En ese momento Rosalio intervino, para decir con voz tranquila, pero de un advertible componente admonitorio: “Coronel nos está diciendo lo que piensa y eso es respetable. Sus argumentos son dignos de meditación por nosotros. Debemos recordar que la tesis que él ha defendido ha sido objeto de serias reflexiones en el seno de nuestra iglesia. La insistencia en la fe como única vía de salvación tuvo que ver con la reforma”.
Después de decir esto Rosalio dio por terminado el evento. Cuando me retiraba, se me acercó y me dijo: “Pienso que defendiste con convicción y entereza tu punto de vista y eso es importante ante los ojos de Dios. Quiero darte esta medallita como recuerdo de esta reunión”. Y me entregó una medallita con la imagen de San Juan Bosco.
Rosalio Castillo Lara tendría una brillante carrera eclesiástica, llegando a niveles muy altos en el Vaticano como funcionario de la mayor confianza Papal.
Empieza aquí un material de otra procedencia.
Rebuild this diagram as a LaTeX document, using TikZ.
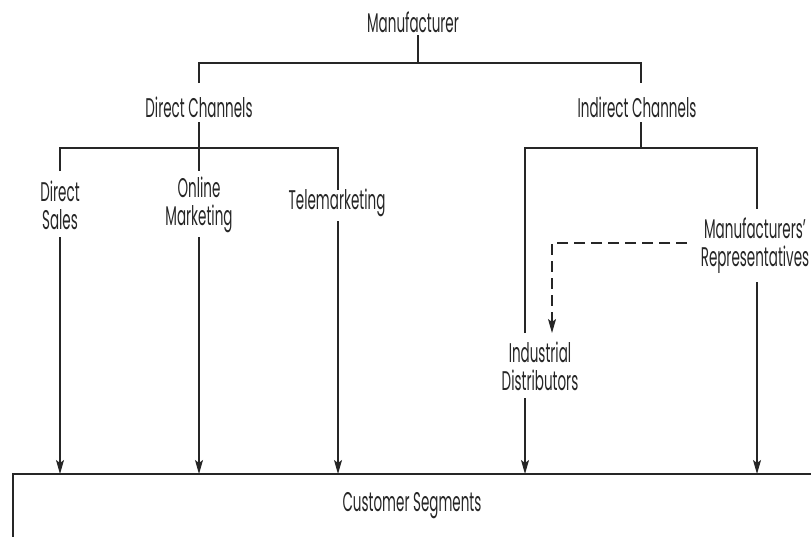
\documentclass[tikz,border=0pt]{standalone}
\usepackage{fontspec}
\setmainfont{Poppins}[FakeStretch=0.5]
\usetikzlibrary{arrows.meta}
\begin{document}
\begin{tikzpicture}[x=1pt,y=-1pt,
  lbl/.style={font=\fontsize{27}{28}\selectfont, align=center, inner sep=0pt, text=black!85},
  ln/.style={line width=1.2pt, draw=black!85},
  arr/.style={ln, -{Stealth[length=14pt,width=8pt,inset=3pt]}},
  dsh/.style={arr, dash pattern=on 11pt off 6pt}]
\useasboundingbox (0,0) rectangle (811,536);
% labels
\node[lbl] (M)  at (413,22)  {Manufacturer};
\node[lbl] (DC) at (199,107) {Direct Channels};
\node[lbl] (IC) at (637,107) {Indirect Channels};
\node[lbl] (DS) at (60,205)  {Direct\\Sales};
\node[lbl] (OM) at (199,205) {Online\\Marketing};
\node[lbl] (TM) at (337,203) {Telemarketing};
\node[lbl] (MR) at (755,246) {Manufacturers'\\Representatives};
\node[lbl] (ID) at (540,366) {Industrial\\Distributors};
% box
\draw[ln] (13,560) -- (13,474) -- (830,474);
\node[lbl] (CS) at (412,506) {Customer Segments};
% junction coordinates
\coordinate (m0) at (418,35);
\coordinate (m1) at (418,63);
\coordinate (dcT) at (199,83);
\coordinate (icT) at (641,83);
\coordinate (dcB) at (199,122);
\coordinate (icB) at (641,122);
\coordinate (dJ) at (199,148);
\coordinate (iJ) at (641,148);
\coordinate (dsT) at (60,171);
\coordinate (omT) at (199,171);
\coordinate (tmT) at (338,190);
\coordinate (idT) at (525,333);
\coordinate (mrT) at (757,209);
\coordinate (dsB) at (60,237);
\coordinate (omB) at (199,237);
\coordinate (tmB) at (338,221);
\coordinate (idB) at (525,398);
\coordinate (mrB) at (757,282);
\coordinate (dsE) at (60,474);
\coordinate (omE) at (199,474);
\coordinate (tmE) at (338,474);
\coordinate (idE) at (525,474);
\coordinate (mrE) at (757,474);
\coordinate (dA) at (687,243);
\coordinate (dC) at (552,243);
\coordinate (dE) at (552,333);
% tree
\draw[ln] (m0) -- (m1);
\draw[ln] (dcT) |- (m1) -| (icT);
\draw[ln] (dcB) -- (omT);
\draw[ln] (dsT) |- (dJ) -| (tmT);
\draw[ln] (icB) -- (iJ);
\draw[ln] (idT) |- (iJ) -| (mrT);
% arrows to segments
\draw[arr] (dsB) -- (dsE);
\draw[arr] (omB) -- (omE);
\draw[arr] (tmB) -- (tmE);
\draw[arr] (idB) -- (idE);
\draw[arr] (mrB) -- (mrE);
% dashed
\draw[dsh] (dA) -- (dC) -- (dE);
\end{tikzpicture}
\end{document}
En aquel momento, en 1945, era aún un seminarista próximo a ordenarse, pero ya poseía grandeza de espíritu.
Muchos años después tuve la oportunidad de visitar a Rosalio Castillo Lara en su modesta y apacible morada de Guiripa (estado Guárico), donde eligió pasar sus últimos años.
Allí me dijo, sonriente: “Sabes, Gustavo, no tengo dudas de que nos veremos en el más allá, aunque entremos a la mansión por puertas diferentes”.
74 años después de aquella conferencia en el Liceo San José aún conservo en mi cartera la medallita que me diera Rosalio. Me reconforta saber que Rosalio anda conmigo.